AVAILABLE RECORDS =

## START

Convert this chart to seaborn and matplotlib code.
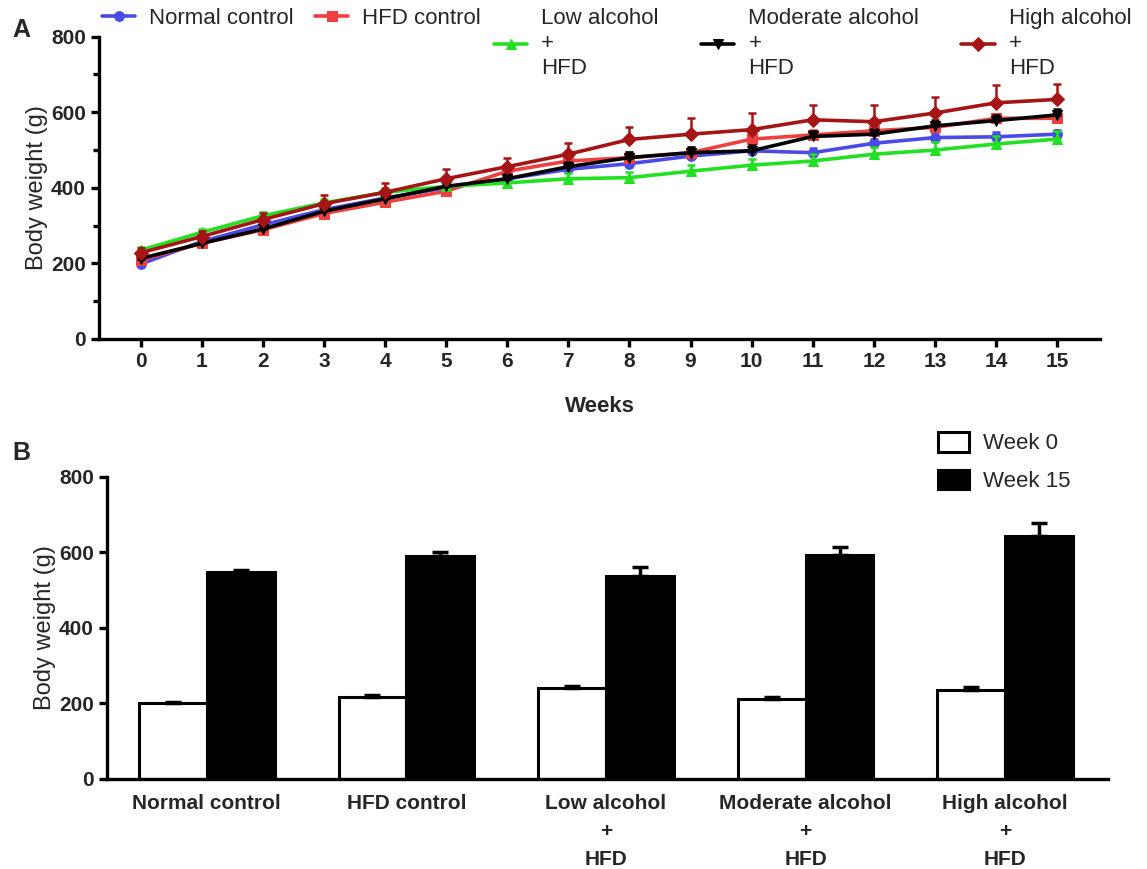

## END
## START

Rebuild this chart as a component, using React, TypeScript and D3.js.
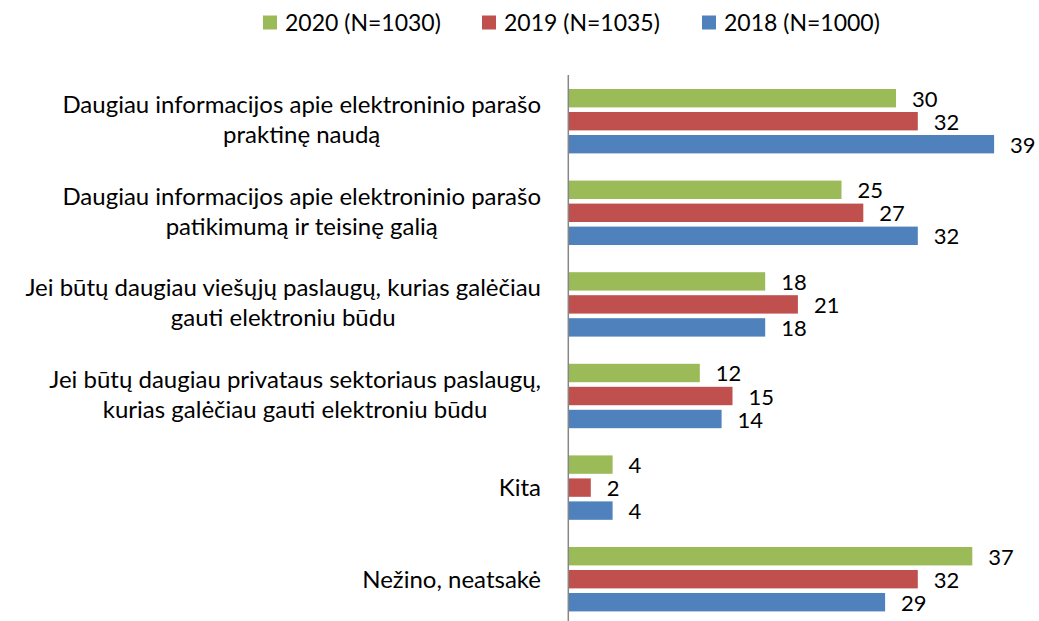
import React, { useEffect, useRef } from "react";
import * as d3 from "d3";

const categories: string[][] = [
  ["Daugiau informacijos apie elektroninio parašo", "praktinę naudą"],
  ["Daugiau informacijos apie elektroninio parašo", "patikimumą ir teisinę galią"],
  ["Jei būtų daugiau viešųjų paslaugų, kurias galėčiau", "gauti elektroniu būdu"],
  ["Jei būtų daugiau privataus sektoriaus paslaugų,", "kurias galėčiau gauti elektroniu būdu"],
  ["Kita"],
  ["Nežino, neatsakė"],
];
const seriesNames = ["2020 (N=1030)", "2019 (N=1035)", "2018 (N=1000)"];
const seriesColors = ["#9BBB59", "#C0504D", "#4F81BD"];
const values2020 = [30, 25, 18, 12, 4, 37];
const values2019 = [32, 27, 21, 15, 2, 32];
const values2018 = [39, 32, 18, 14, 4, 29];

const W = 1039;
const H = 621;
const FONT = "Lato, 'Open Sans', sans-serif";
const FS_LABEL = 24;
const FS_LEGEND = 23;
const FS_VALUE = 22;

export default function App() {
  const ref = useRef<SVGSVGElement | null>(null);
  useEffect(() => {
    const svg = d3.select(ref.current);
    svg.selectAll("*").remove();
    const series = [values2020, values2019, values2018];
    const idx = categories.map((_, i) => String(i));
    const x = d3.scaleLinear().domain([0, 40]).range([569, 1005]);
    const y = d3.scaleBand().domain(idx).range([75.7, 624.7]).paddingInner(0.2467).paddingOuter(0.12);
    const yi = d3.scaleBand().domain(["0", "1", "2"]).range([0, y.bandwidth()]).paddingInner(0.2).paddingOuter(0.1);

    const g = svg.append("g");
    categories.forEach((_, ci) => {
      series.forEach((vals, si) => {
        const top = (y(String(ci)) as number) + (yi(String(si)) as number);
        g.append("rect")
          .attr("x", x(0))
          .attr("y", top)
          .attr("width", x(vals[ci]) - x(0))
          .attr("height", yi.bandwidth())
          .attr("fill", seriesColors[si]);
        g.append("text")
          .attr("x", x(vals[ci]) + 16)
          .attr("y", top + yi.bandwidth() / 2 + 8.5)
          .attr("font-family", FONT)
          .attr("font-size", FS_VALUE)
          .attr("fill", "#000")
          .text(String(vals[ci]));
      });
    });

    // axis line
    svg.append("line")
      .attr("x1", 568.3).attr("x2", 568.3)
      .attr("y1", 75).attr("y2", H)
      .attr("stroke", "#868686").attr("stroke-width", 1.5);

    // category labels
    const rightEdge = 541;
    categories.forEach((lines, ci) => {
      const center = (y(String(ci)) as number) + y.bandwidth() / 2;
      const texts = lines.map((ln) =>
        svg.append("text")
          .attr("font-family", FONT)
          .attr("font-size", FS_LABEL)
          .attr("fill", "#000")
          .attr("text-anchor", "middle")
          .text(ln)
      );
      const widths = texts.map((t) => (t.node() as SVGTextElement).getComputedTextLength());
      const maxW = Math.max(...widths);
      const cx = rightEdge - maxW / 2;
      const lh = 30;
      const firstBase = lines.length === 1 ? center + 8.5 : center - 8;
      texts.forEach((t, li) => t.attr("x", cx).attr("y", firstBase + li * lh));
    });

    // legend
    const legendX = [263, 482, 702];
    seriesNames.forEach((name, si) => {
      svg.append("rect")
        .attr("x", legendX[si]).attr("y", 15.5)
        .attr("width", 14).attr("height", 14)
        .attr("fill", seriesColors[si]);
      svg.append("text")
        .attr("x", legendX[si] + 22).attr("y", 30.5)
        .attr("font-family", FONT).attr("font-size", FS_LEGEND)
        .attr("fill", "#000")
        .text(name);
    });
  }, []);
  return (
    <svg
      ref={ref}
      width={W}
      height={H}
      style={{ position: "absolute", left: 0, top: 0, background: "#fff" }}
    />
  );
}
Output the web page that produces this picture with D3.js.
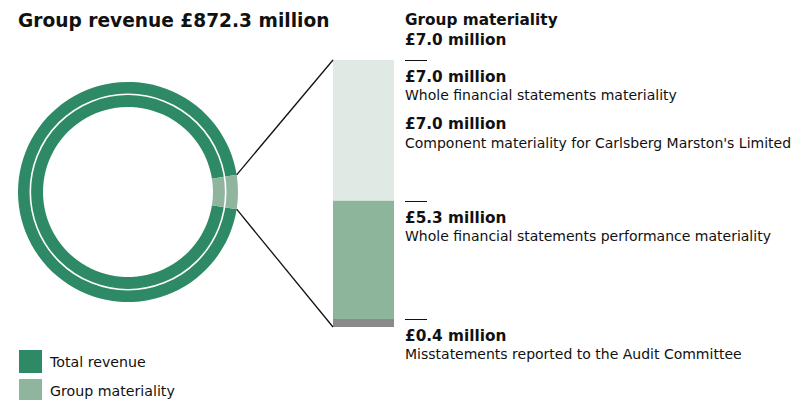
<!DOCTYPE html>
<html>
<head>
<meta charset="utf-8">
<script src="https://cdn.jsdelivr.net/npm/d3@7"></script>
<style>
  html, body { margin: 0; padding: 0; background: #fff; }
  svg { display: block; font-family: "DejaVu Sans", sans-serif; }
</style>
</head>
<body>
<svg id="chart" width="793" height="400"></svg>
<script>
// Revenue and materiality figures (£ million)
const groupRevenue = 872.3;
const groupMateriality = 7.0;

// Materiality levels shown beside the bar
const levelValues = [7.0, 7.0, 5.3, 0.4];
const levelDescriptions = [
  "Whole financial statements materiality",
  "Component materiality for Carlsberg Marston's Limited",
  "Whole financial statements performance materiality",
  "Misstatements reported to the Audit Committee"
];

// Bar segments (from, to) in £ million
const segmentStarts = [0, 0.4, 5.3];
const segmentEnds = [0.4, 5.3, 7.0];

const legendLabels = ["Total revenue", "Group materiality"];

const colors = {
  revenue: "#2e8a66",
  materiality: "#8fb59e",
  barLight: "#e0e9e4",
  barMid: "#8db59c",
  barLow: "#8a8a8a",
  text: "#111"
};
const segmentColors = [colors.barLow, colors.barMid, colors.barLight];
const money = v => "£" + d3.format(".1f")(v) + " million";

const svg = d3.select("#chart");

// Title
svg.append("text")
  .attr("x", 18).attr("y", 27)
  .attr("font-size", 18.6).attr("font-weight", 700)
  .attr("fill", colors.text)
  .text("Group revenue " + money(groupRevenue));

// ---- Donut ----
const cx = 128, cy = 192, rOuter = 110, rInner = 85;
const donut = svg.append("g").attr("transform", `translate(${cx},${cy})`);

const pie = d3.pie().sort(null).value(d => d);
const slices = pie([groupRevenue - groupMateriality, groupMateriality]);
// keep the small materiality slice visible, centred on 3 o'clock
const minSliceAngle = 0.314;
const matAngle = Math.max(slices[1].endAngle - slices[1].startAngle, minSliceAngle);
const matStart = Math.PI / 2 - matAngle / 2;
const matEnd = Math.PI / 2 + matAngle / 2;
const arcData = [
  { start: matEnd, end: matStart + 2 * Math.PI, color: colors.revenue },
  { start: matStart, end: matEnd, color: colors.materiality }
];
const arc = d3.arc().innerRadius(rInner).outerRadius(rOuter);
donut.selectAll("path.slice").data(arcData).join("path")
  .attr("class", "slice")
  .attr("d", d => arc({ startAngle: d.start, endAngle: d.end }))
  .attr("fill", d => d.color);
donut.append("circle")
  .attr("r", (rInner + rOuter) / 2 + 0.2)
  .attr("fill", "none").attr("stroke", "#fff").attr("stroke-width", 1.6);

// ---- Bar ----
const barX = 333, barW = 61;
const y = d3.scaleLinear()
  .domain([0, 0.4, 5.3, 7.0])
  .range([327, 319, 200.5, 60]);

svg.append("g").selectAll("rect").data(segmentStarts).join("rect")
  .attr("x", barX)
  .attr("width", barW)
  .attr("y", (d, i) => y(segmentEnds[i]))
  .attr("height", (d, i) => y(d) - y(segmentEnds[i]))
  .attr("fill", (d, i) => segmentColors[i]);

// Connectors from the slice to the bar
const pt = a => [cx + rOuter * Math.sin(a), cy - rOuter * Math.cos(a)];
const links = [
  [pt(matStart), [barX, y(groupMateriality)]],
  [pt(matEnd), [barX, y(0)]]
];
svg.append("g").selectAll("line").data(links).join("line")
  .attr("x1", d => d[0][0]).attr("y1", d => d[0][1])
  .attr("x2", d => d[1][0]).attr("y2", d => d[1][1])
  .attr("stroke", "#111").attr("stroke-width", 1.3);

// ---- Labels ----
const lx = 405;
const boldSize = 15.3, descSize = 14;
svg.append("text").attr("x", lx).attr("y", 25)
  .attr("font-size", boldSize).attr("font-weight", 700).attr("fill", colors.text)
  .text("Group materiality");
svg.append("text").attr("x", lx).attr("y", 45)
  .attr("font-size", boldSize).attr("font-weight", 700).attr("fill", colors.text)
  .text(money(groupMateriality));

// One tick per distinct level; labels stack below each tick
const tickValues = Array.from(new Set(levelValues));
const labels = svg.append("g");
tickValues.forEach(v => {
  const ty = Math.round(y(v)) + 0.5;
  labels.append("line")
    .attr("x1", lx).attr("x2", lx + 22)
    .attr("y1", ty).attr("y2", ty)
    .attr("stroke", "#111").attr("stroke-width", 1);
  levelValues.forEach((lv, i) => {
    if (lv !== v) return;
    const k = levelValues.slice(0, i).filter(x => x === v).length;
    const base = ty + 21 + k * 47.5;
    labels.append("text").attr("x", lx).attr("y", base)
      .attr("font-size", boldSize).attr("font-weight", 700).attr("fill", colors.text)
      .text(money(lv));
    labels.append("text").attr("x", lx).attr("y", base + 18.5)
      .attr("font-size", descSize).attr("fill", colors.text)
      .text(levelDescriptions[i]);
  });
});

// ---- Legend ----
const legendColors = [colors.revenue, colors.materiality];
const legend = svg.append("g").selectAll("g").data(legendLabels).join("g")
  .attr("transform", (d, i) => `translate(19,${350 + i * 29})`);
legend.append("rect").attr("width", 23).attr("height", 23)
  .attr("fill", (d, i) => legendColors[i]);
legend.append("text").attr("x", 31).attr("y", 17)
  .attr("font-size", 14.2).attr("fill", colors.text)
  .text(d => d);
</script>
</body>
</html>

## END

WHAT THIS TASK INVOLVES =
Count the lines above in which the word "React" appears, then state only that count.

ANSWER TO THE TASK =
2